While the complaint alleges that race was a factor in defendant’s alleged assault against the plaintiffs, I personally believe this is likely the least provable fact and no evidence to support this claim was proffered by Plaintiffs in the amended complaint other than mentioning that the “color of her skin” elicited the unlawful actions by Defendants. If however it is so proven, it would not only satisfy the Section 1983 race/color elements but greatly increase, obviously, the damages.
I do however feel this case has strong merit; sufficient enough to warrant a settlement offer by Defendants.

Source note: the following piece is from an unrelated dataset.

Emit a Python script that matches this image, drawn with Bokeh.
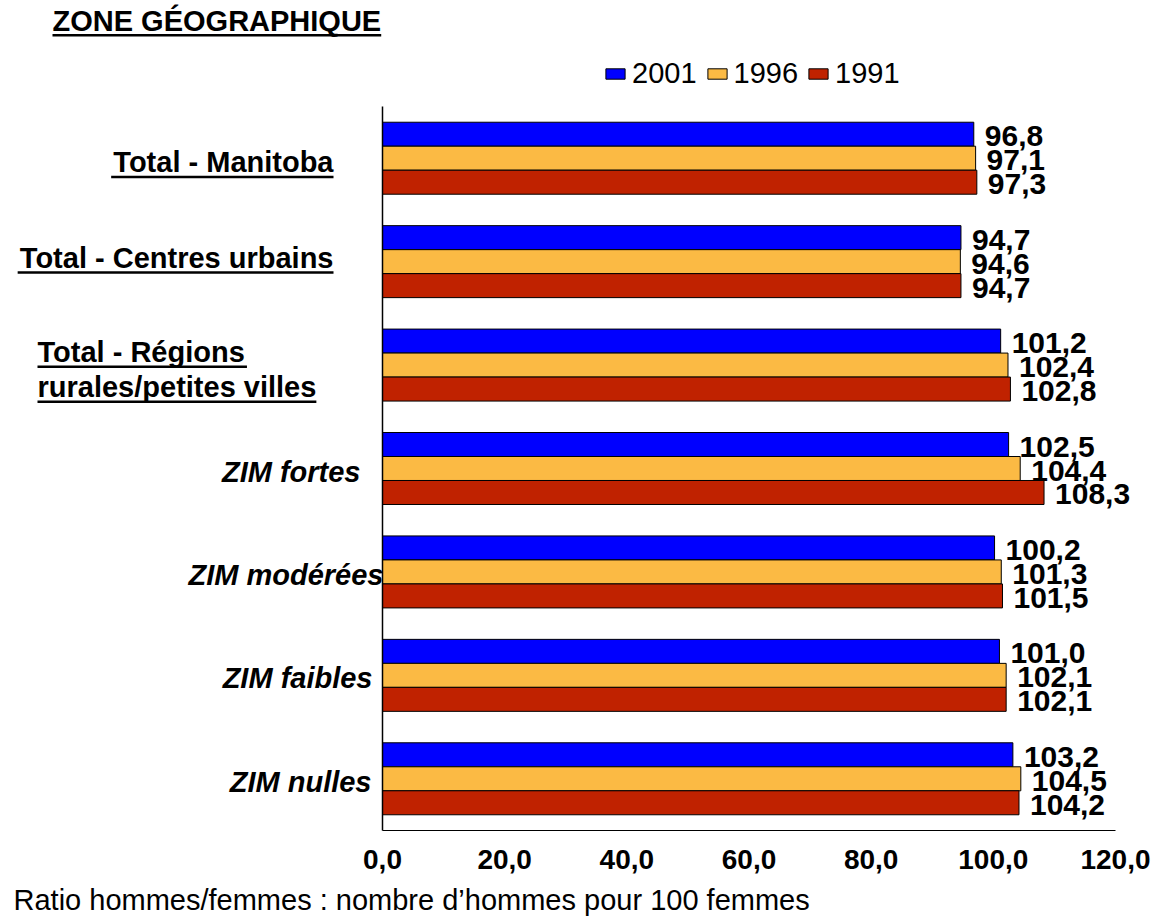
from bokeh.plotting import figure
from bokeh.models import (Range1d, ColumnDataSource, LabelSet, Label, BoxAnnotation,
                          Legend, LegendItem, FixedTicker)
from bokeh.core.properties import value
from bokeh.transform import dodge
from bokeh.embed import file_html
from bokeh.resources import INLINE

# ---------------- data ----------------
categories = ["Total - Manitoba", "Total - Centres urbains",
              "Total - Régions rurales/petites villes",
              "ZIM fortes", "ZIM modérées", "ZIM faibles", "ZIM nulles"]
years = ["2001", "1996", "1991"]
v2001 = [96.8, 94.7, 101.2, 102.5, 100.2, 101.0, 103.2]
v1996 = [97.1, 94.6, 102.4, 104.4, 101.3, 102.1, 104.5]
v1991 = [97.3, 94.7, 102.8, 108.3, 101.5, 102.1, 104.2]
x_ticks = [0, 20, 40, 60, 80, 100, 120]
x_tick_labels = ["0,0", "20,0", "40,0", "60,0", "80,0", "100,0", "120,0"]
title_text = "ZONE GÉOGRAPHIQUE"
footer_text = "Ratio hommes/femmes : nombre d\u2019hommes pour 100 femmes"

# ---------------- layout / style ----------------
W, H = 1160, 919
AX_X0, AX_X1 = 382, 1115        # pixel position of x = 0 and x = 120
AX_YT, AX_YB = 106, 830         # pixel position of top / bottom of category axis
NCAT = len(categories)
XMAX = x_ticks[-1]
XS = XMAX / (AX_X1 - AX_X0)     # data units per pixel (x)
PPU = (AX_YB - AX_YT) / NCAT    # pixels per category slot (y)
BH = 0.232
FONT = "Liberation Sans"
FS = 29
BASE_FIX = 10                   # px correction of the rendered alphabetic baseline
colors = {"2001": "#0000FF", "1996": "#FBBA44", "1991": "#C02200"}
offsets = {"2001": BH, "1996": 0.0, "1991": -BH}

BOLD_W = {" ": 278, "-": 333, "/": 278, "A": 722, "C": 722, "E": 667, "É": 667,
          "G": 778, "H": 722, "I": 278, "M": 833, "N": 722, "O": 778, "P": 667,
          "Q": 778, "R": 722, "T": 611, "U": 722, "Z": 611, "a": 556, "b": 611,
          "c": 556, "e": 556, "é": 556, "g": 611, "i": 278, "l": 278, "n": 611,
          "o": 611, "p": 611, "r": 389, "s": 556, "t": 333, "u": 611, "v": 556}


def text_width(s, fs):
    return sum(BOLD_W.get(ch, 556) for ch in s) * fs / 1000.0


def fmt(v):
    return f"{v:.1f}".replace(".", ",")


pos = [NCAT - i - 0.5 for i in range(NCAT)]
src = ColumnDataSource(dict(
    cat=categories, pos=pos,
    v2001=v2001, v1996=v1996, v1991=v1991,
    l2001=[fmt(v) for v in v2001], l1996=[fmt(v) for v in v1996], l1991=[fmt(v) for v in v1991],
))

x_range = Range1d(-AX_X0 * XS, (W - AX_X0) * XS)
y_range = Range1d(-(H - AX_YB) / PPU, NCAT + AX_YT / PPU)

p = figure(width=W, height=H, x_range=x_range, y_range=y_range,
           output_backend="svg", toolbar_location=None, min_border=0,
           min_border_left=0, min_border_right=0, min_border_top=0, min_border_bottom=0)
p.outline_line_color = None
p.xgrid.grid_line_color = None
p.ygrid.grid_line_color = None
p.background_fill_color = "white"
p.border_fill_color = "white"

renderers = {}
for yr in years:
    r = p.hbar(y=dodge("pos", offsets[yr]), left=0, right="v" + yr, height=BH,
               fill_color=colors[yr], line_color="black", line_width=1, source=src)
    renderers[yr] = r
    p.add_layout(LabelSet(x="v" + yr, y=dodge("pos", offsets[yr]), text="l" + yr,
                          x_offset=11, y_offset=-2, text_baseline="middle",
                          text_font=value(FONT), text_font_size=value("30px"),
                          text_font_style=value("bold"),
                          text_color=value("black"), source=src))

# axes (drawn at the data origin, taking no panel space)
p.xaxis.fixed_location = 0
p.xaxis.bounds = (0, XMAX)
p.xaxis.ticker = FixedTicker(ticks=x_ticks)
p.xaxis.major_label_overrides = dict(zip(x_ticks, x_tick_labels))
p.xaxis.major_label_text_font = FONT
p.xaxis.major_label_text_font_size = "28px"
p.xaxis.major_label_text_font_style = "bold"
p.xaxis.major_label_text_color = "black"
p.xaxis.major_label_standoff = 13
p.xaxis.major_tick_line_color = None
p.xaxis.minor_tick_line_color = None
p.xaxis.axis_line_color = "black"
p.xaxis.axis_line_width = 1

p.yaxis.fixed_location = 0
p.yaxis.bounds = (0, NCAT)
p.yaxis.ticker = FixedTicker(ticks=[])
p.yaxis.major_label_text_font_size = "0px"
p.yaxis.major_tick_line_color = None
p.yaxis.minor_tick_line_color = None
p.yaxis.axis_line_color = "black"
p.yaxis.axis_line_width = 1.5

# legend (screen px from bottom-left of the canvas)
legend = Legend(items=[LegendItem(label=yr, renderers=[renderers[yr]]) for yr in years],
                orientation="horizontal", location=(603, H - 90),
                glyph_width=24, glyph_height=13, label_standoff=5, spacing=8,
                padding=0, margin=0, border_line_color=None, background_fill_alpha=0,
                label_text_font=FONT, label_text_font_size="29px", label_text_color="black")
p.add_layout(legend)


def add_text(text, x_off, y, y_off, align, style, size, underline=False):
    """Text anchored at data x = 0 (category axis) and data y; offsets in px,
    y_off being the wanted baseline offset (positive = up)."""
    p.add_layout(Label(x=0, y=y, x_offset=x_off, y_offset=y_off + BASE_FIX, text=text,
                       text_align=align, text_baseline="alphabetic",
                       text_font=FONT, text_font_size=f"{size}px",
                       text_font_style=style, text_color="black"))
    if underline:
        w = text_width(text, size)
        left = x_off if align == "left" else x_off - w
        base = y + y_off / PPU
        p.add_layout(BoxAnnotation(left=left * XS, right=(left + w) * XS,
                                   top=base - 3.5 / PPU, bottom=base - 6.0 / PPU,
                                   fill_color="black", fill_alpha=1, line_color=None,
                                   level="overlay"))


# category labels: (lines, x px from axis, alignment, style, underline, baselines px below centre)
cat_layout = [
    (["Total - Manitoba"], -49, "right", "bold", True, [14]),
    (["Total - Centres urbains"], -49, "right", "bold", True, [6]),
    (["Total - Régions", "rurales/petites villes"], -345, "left", "bold", True, [-3, 32]),
    (["ZIM fortes"], -22, "right", "bold italic", False, [13]),
    (["ZIM modérées"], 1, "right", "bold italic", False, [13]),
    (["ZIM faibles"], -10, "right", "bold italic", False, [13]),
    (["ZIM nulles"], -11, "right", "bold italic", False, [13]),
]
for i, (lines, xs, align, style, ul, bls) in enumerate(cat_layout):
    for line, bl in zip(lines, bls):
        add_text(line, xs, pos[i], -bl, align, style, FS, underline=ul)

# title (above the category axis top) and footer (below the value axis)
add_text(title_text, 52 - AX_X0, NCAT, AX_YT - 30, "left", "bold", FS, underline=True)
add_text(footer_text, 13 - AX_X0, 0, -(909 - AX_YB), "left", "normal", FS)

open("out.html", "w").write(file_html(p, INLINE))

And, as I have mentioned repeatedly in the past, this is yet another shining example of how such small things can mushroom into a protracted controversy that is very costly to officers choosing to clamp down when it is not necessary. Those in authority need to understand that simply looking the other way on stuff that does not matter is often the best course of action. It is not worth it to anyone.